# A block of data

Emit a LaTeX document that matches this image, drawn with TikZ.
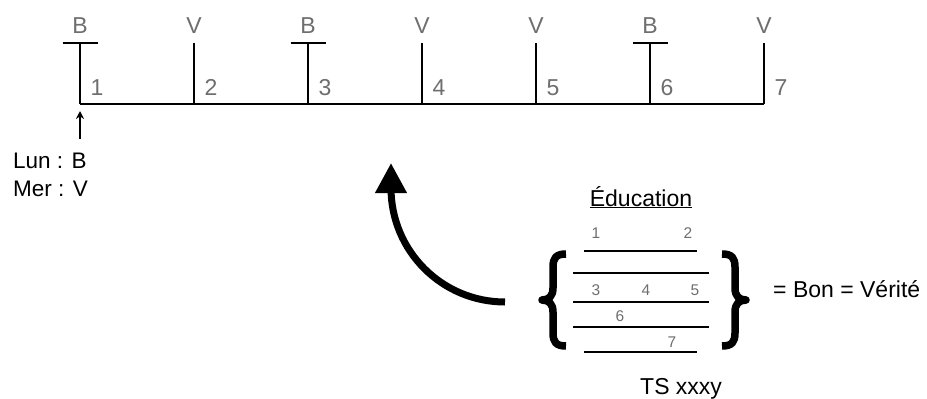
\documentclass[tikz,border=0pt]{standalone}
\usepackage{fontspec}
\setmainfont{Liberation Sans}
\usetikzlibrary{arrows.meta}
\definecolor{lbl}{HTML}{6E6E6E}
\begin{document}
\begin{tikzpicture}[x=1pt,y=-1pt,
  tl/.style={line width=1.6pt},
  toplbl/.style={text=lbl,font=\fontsize{23}{23}\selectfont,inner sep=0,anchor=base},
  txt/.style={font=\fontsize{23}{27}\selectfont,inner sep=0,anchor=base west},
  small/.style={text=lbl,font=\fontsize{15.5}{15.5}\selectfont,inner sep=0,anchor=base},
  boxline/.style={line width=1.5pt},
  brace/.style={line width=7.5pt,line join=round,line cap=butt}]
\useasboundingbox (0,0) rectangle (927,399);
% timeline
\foreach \i/\l in {1/B,2/V,3/B,4/V,5/V,6/B,7/V}{
  \coordinate (b\i) at ({80+114*(\i-1)},104);
  \coordinate (t\i) at ({80+114*(\i-1)},43);
  \node[toplbl] (L\i) at ({80+114*(\i-1)},33) {\l};
  \node[toplbl] (N\i) at ({97+114*(\i-1)},95) {\i};
}
\draw[tl] (b1) -- (b7);
\foreach \i in {1,...,7}{\draw[tl] (t\i) -- (b\i);}
\foreach \i in {1,3,6}{\draw[tl] ([xshift=-17.5pt]t\i) -- ([xshift=17.5pt]t\i);}
% small arrow
\coordinate (s0) at (80,139);
\coordinate (s1) at (80,111);
\draw[line width=1.4pt,-{Stealth[length=8pt,width=8pt]}] (s0) -- (s1);
\node[txt,font=\fontsize{22.5}{27}\selectfont] (lun) at (13,168) {Lun : B};
\node[txt,font=\fontsize{22.5}{27}\selectfont] (mer) at (13,196) {Mer : V};
% big curved arrow
\coordinate (c0) at (505,302);
\coordinate (c1) at (391,188);
\coordinate (c2) at (391,163);
\draw[line width=7pt,-{Triangle[width=30pt,length=30pt]}] (c0) .. controls (442,302) and (391,251) .. (c1) -- (c2);
% education box
\node[font=\fontsize{23}{27}\selectfont,inner sep=0,anchor=base] (edu) at (641,206) {\underline{Éducation}};
\coordinate (l1a) at (584,251); \coordinate (l1b) at (697,251);
\coordinate (l2a) at (573,273); \coordinate (l2b) at (709,273);
\coordinate (l3a) at (573,302); \coordinate (l3b) at (709,302);
\coordinate (l4a) at (573,327); \coordinate (l4b) at (709,327);
\coordinate (l5a) at (584,352); \coordinate (l5b) at (697,352);
\foreach \k in {1,...,5}{\draw[boxline] (l\k a) -- (l\k b);}
\node[small] (e1) at (596,238) {1};
\node[small] (e2) at (688,238) {2};
\node[small] (e3) at (596,295) {3};
\node[small] (e4) at (646,295) {4};
\node[small] (e5) at (695,295) {5};
\node[small] (e6) at (620,321) {6};
\node[small] (e7) at (672,347) {7};
% braces
\draw[brace] (566,254) .. controls (556,254) and (553,258) .. (553,267) -- (553,288)
  .. controls (553,296) and (549,300) .. (542,300)
  .. controls (549,300) and (553,304) .. (553,312) -- (553,333)
  .. controls (553,342) and (556,346) .. (566,346);
\draw[brace] (722,254) .. controls (732,254) and (735,258) .. (735,267) -- (735,288)
  .. controls (735,296) and (739,300) .. (746,300)
  .. controls (739,300) and (735,304) .. (735,312) -- (735,333)
  .. controls (735,342) and (732,346) .. (722,346);
\node[txt] (bon) at (773,297) {= Bon = Vérité};
\node[txt] (ts) at (640,394) {TS xxxy};
\end{tikzpicture}
\end{document}
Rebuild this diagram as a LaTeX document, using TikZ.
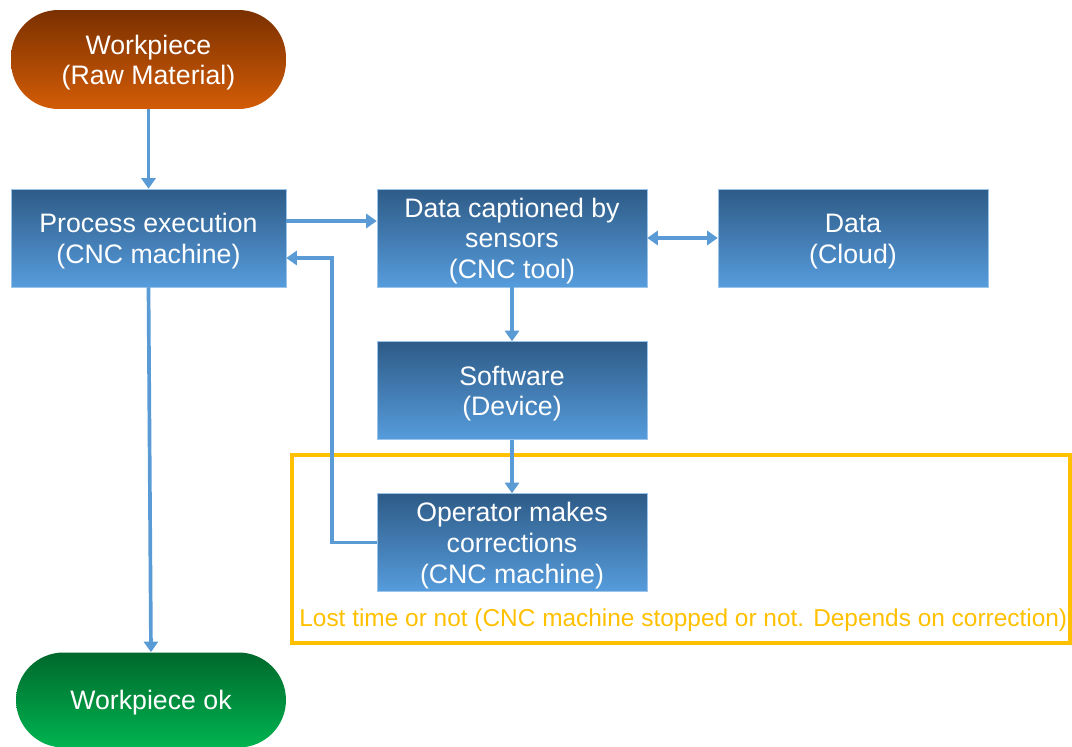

# THE TASK
Return the records exactly. Don't carry the pictures over.

# WORKED ANSWER
Emit a LaTeX document that matches this image, drawn with TikZ.
\documentclass[tikz,border=0pt]{standalone}
\usepackage{fontspec}
\setmainfont{Liberation Sans}
\usetikzlibrary{arrows.meta}
\definecolor{lbl}{HTML}{6E6E6E}
\begin{document}
\begin{tikzpicture}[x=1pt,y=-1pt,
  tl/.style={line width=1.6pt},
  toplbl/.style={text=lbl,font=\fontsize{23}{23}\selectfont,inner sep=0,anchor=base},
  txt/.style={font=\fontsize{23}{27}\selectfont,inner sep=0,anchor=base west},
  small/.style={text=lbl,font=\fontsize{15.5}{15.5}\selectfont,inner sep=0,anchor=base},
  boxline/.style={line width=1.5pt},
  brace/.style={line width=7.5pt,line join=round,line cap=butt}]
\useasboundingbox (0,0) rectangle (927,399);
% timeline
\foreach \i/\l in {1/B,2/V,3/B,4/V,5/V,6/B,7/V}{
  \coordinate (b\i) at ({80+114*(\i-1)},104);
  \coordinate (t\i) at ({80+114*(\i-1)},43);
  \node[toplbl] (L\i) at ({80+114*(\i-1)},33) {\l};
  \node[toplbl] (N\i) at ({97+114*(\i-1)},95) {\i};
}
\draw[tl] (b1) -- (b7);
\foreach \i in {1,...,7}{\draw[tl] (t\i) -- (b\i);}
\foreach \i in {1,3,6}{\draw[tl] ([xshift=-17.5pt]t\i) -- ([xshift=17.5pt]t\i);}
% small arrow
\coordinate (s0) at (80,139);
\coordinate (s1) at (80,111);
\draw[line width=1.4pt,-{Stealth[length=8pt,width=8pt]}] (s0) -- (s1);
\node[txt,font=\fontsize{22.5}{27}\selectfont] (lun) at (13,168) {Lun : B};
\node[txt,font=\fontsize{22.5}{27}\selectfont] (mer) at (13,196) {Mer : V};
% big curved arrow
\coordinate (c0) at (505,302);
\coordinate (c1) at (391,188);
\coordinate (c2) at (391,163);
\draw[line width=7pt,-{Triangle[width=30pt,length=30pt]}] (c0) .. controls (442,302) and (391,251) .. (c1) -- (c2);
% education box
\node[font=\fontsize{23}{27}\selectfont,inner sep=0,anchor=base] (edu) at (641,206) {\underline{Éducation}};
\coordinate (l1a) at (584,251); \coordinate (l1b) at (697,251);
\coordinate (l2a) at (573,273); \coordinate (l2b) at (709,273);
\coordinate (l3a) at (573,302); \coordinate (l3b) at (709,302);
\coordinate (l4a) at (573,327); \coordinate (l4b) at (709,327);
\coordinate (l5a) at (584,352); \coordinate (l5b) at (697,352);
\foreach \k in {1,...,5}{\draw[boxline] (l\k a) -- (l\k b);}
\node[small] (e1) at (596,238) {1};
\node[small] (e2) at (688,238) {2};
\node[small] (e3) at (596,295) {3};
\node[small] (e4) at (646,295) {4};
\node[small] (e5) at (695,295) {5};
\node[small] (e6) at (620,321) {6};
\node[small] (e7) at (672,347) {7};
% braces
\draw[brace] (566,254) .. controls (556,254) and (553,258) .. (553,267) -- (553,288)
  .. controls (553,296) and (549,300) .. (542,300)
  .. controls (549,300) and (553,304) .. (553,312) -- (553,333)
  .. controls (553,342) and (556,346) .. (566,346);
\draw[brace] (722,254) .. controls (732,254) and (735,258) .. (735,267) -- (735,288)
  .. controls (735,296) and (739,300) .. (746,300)
  .. controls (739,300) and (735,304) .. (735,312) -- (735,333)
  .. controls (735,342) and (732,346) .. (722,346);
\node[txt] (bon) at (773,297) {= Bon = Vérité};
\node[txt] (ts) at (640,394) {TS xxxy};
\end{tikzpicture}
\end{document}
Rebuild this diagram as a LaTeX document, using TikZ.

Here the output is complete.